[start]

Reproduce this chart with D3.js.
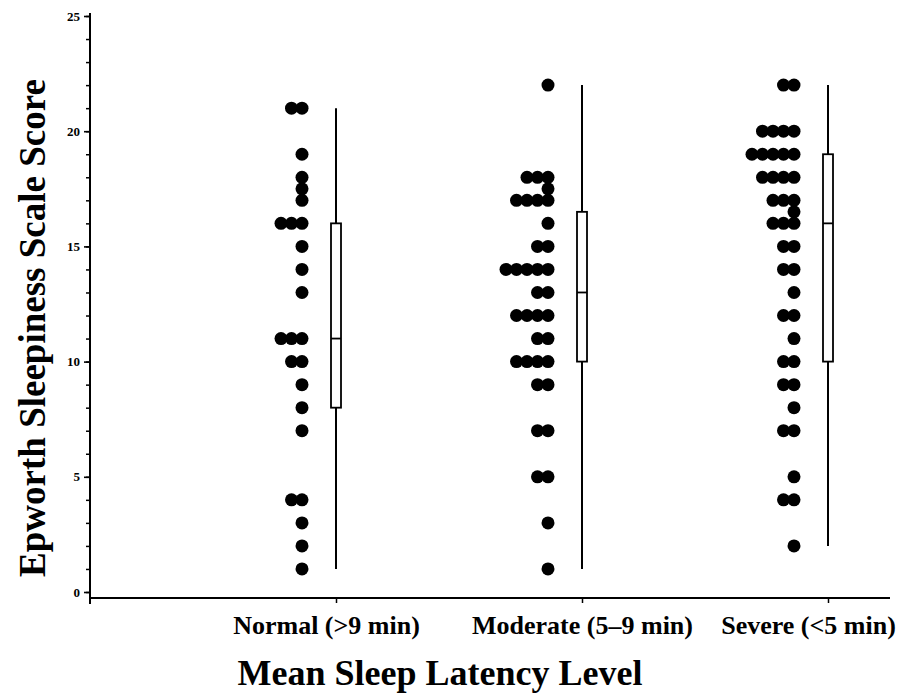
<!DOCTYPE html>
<html><head><meta charset="utf-8">
<script src="https://cdn.jsdelivr.net/npm/d3@7"></script>
<style>body{margin:0;background:#fff}svg{display:block}</style>
</head><body><svg id="c" width="903" height="696"></svg>
<script>
const categories = ["Normal (>9 min)", "Moderate (5–9 min)", "Severe (<5 min)"];
const normalScores = [21,21,19,18,17.5,17,16,16,16,15,14,13,11,11,11,10,10,9,8,7,4,4,3,2,1];
const moderateScores = [22,18,18,18,17.5,17,17,17,17,16,15,15,14,14,14,14,14,13,13,12,12,12,12,11,11,10,10,10,10,9,9,7,7,5,5,3,1];
const severeScores = [22,22,20,20,20,20,19,19,19,19,19,18,18,18,18,17,17,17,16.5,16,16,16,15,15,14,14,13,12,12,11,10,10,9,9,8,7,7,5,4,4,2];
const boxMin = [1, 1, 2];
const boxQ1 = [8, 10, 10];
const boxMedian = [11, 13, 16];
const boxQ3 = [16, 16.5, 19];
const boxMax = [21, 22, 22];
const yTicks = [0, 5, 10, 15, 20, 25];
const yMinorTicks = d3.range(0, 26, 1);

const groups = [normalScores, moderateScores, severeScores];
const svg = d3.select("#c");
const font = "'Liberation Serif', 'Times New Roman', serif";

const y = d3.scaleLinear().domain([0, 25]).range([592, 16]);
const x = d3.scalePoint().domain(categories).range([336, 828]);

const axisX0 = 90, axisX1 = 890, axisY = 598;

// Y axis
const yAxisG = svg.append("g").attr("transform", `translate(${axisX0},0)`);
yAxisG.call(d3.axisLeft(y).tickValues(yMinorTicks).tickSize(4).tickFormat(""))
  .call(g => g.select(".domain").remove())
  .call(g => g.selectAll(".tick line").attr("stroke", "#000").attr("stroke-width", 1.5));
const yMajor = svg.append("g").attr("transform", `translate(${axisX0},0)`);
yMajor.call(d3.axisLeft(y).tickValues(yTicks).tickSize(6).tickPadding(4).tickFormat(d3.format("d")))
  .call(g => g.select(".domain").remove())
  .call(g => g.selectAll(".tick line").attr("stroke", "#000").attr("stroke-width", 1.6))
  .call(g => g.selectAll(".tick text").attr("font-family", font).attr("font-weight", "bold")
     .attr("font-size", 13).attr("fill", "#000"));
svg.append("line").attr("x1", axisX0).attr("x2", axisX0).attr("y1", 13).attr("y2", 604)
  .attr("stroke", "#000").attr("stroke-width", 2);

// X axis
svg.append("line").attr("x1", axisX0).attr("x2", axisX1).attr("y1", axisY).attr("y2", axisY)
  .attr("stroke", "#000").attr("stroke-width", 2);
const labelShift = [-10, 0, -20];
const xAxisG = svg.append("g").attr("transform", `translate(0,${axisY})`);
xAxisG.call(d3.axisBottom(x).tickSize(5).tickPadding(13))
  .call(g => g.select(".domain").remove())
  .call(g => g.selectAll(".tick line").attr("stroke", "#000").attr("stroke-width", 1.5))
  .call(g => g.selectAll(".tick text").attr("font-family", font).attr("font-weight", "bold")
     .attr("font-size", 26).attr("fill", "#000")
     .attr("dx", (d, i) => labelShift[i]));

// Dots
const dotR = 6.5, dotStep = 10.5, dotOffset = -34;
groups.forEach((vals, gi) => {
  const counts = {};
  const pts = vals.map(v => {
    const k = counts[v] || 0; counts[v] = k + 1;
    return {v, k};
  });
  svg.append("g").selectAll("circle").data(pts).join("circle")
    .attr("cx", d => x(categories[gi]) + dotOffset - d.k * dotStep)
    .attr("cy", d => y(d.v))
    .attr("r", dotR)
    .attr("fill", "#000");
});

// Box plots
const boxW = 10;
categories.forEach((c, i) => {
  const cx = x(c);
  const g = svg.append("g");
  g.append("line").attr("x1", cx).attr("x2", cx).attr("y1", y(boxMax[i])).attr("y2", y(boxQ3[i]))
    .attr("stroke", "#000").attr("stroke-width", 2);
  g.append("line").attr("x1", cx).attr("x2", cx).attr("y1", y(boxQ1[i])).attr("y2", y(boxMin[i]))
    .attr("stroke", "#000").attr("stroke-width", 2);
  g.append("rect").attr("x", cx - boxW / 2).attr("width", boxW)
    .attr("y", y(boxQ3[i])).attr("height", y(boxQ1[i]) - y(boxQ3[i]))
    .attr("fill", "#fff").attr("stroke", "#000").attr("stroke-width", 1.8);
  g.append("line").attr("x1", cx - boxW / 2).attr("x2", cx + boxW / 2)
    .attr("y1", y(boxMedian[i])).attr("y2", y(boxMedian[i]))
    .attr("stroke", "#000").attr("stroke-width", 1.8);
});

// Titles
svg.append("text").attr("x", 440).attr("y", 685).attr("text-anchor", "middle")
  .attr("font-family", font).attr("font-weight", "bold").attr("font-size", 36)
  .text("Mean Sleep Latency Level");
svg.append("text").attr("transform", "translate(45,328) rotate(-90)").attr("text-anchor", "middle")
  .attr("font-family", font).attr("font-weight", "bold").attr("font-size", 37)
  .text("Epworth Sleepiness Scale Score");
</script></body></html>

[end]

TASK BRIEF
Begin at the top of the material above and output each line exactly, stopping after the line that holds "const axisX0 = 90, axisX1 = 890, axisY = 598;". Leave out pictures.

REPLY TO THE EXERCISE
Reproduce this chart with D3.js.
<!DOCTYPE html>
<html><head><meta charset="utf-8">
<script src="https://cdn.jsdelivr.net/npm/d3@7"></script>
<style>body{margin:0;background:#fff}svg{display:block}</style>
</head><body><svg id="c" width="903" height="696"></svg>
<script>
const categories = ["Normal (>9 min)", "Moderate (5–9 min)", "Severe (<5 min)"];
const normalScores = [21,21,19,18,17.5,17,16,16,16,15,14,13,11,11,11,10,10,9,8,7,4,4,3,2,1];
const moderateScores = [22,18,18,18,17.5,17,17,17,17,16,15,15,14,14,14,14,14,13,13,12,12,12,12,11,11,10,10,10,10,9,9,7,7,5,5,3,1];
const severeScores = [22,22,20,20,20,20,19,19,19,19,19,18,18,18,18,17,17,17,16.5,16,16,16,15,15,14,14,13,12,12,11,10,10,9,9,8,7,7,5,4,4,2];
const boxMin = [1, 1, 2];
const boxQ1 = [8, 10, 10];
const boxMedian = [11, 13, 16];
const boxQ3 = [16, 16.5, 19];
const boxMax = [21, 22, 22];
const yTicks = [0, 5, 10, 15, 20, 25];
const yMinorTicks = d3.range(0, 26, 1);

const groups = [normalScores, moderateScores, severeScores];
const svg = d3.select("#c");
const font = "'Liberation Serif', 'Times New Roman', serif";

const y = d3.scaleLinear().domain([0, 25]).range([592, 16]);
const x = d3.scalePoint().domain(categories).range([336, 828]);

const axisX0 = 90, axisX1 = 890, axisY = 598;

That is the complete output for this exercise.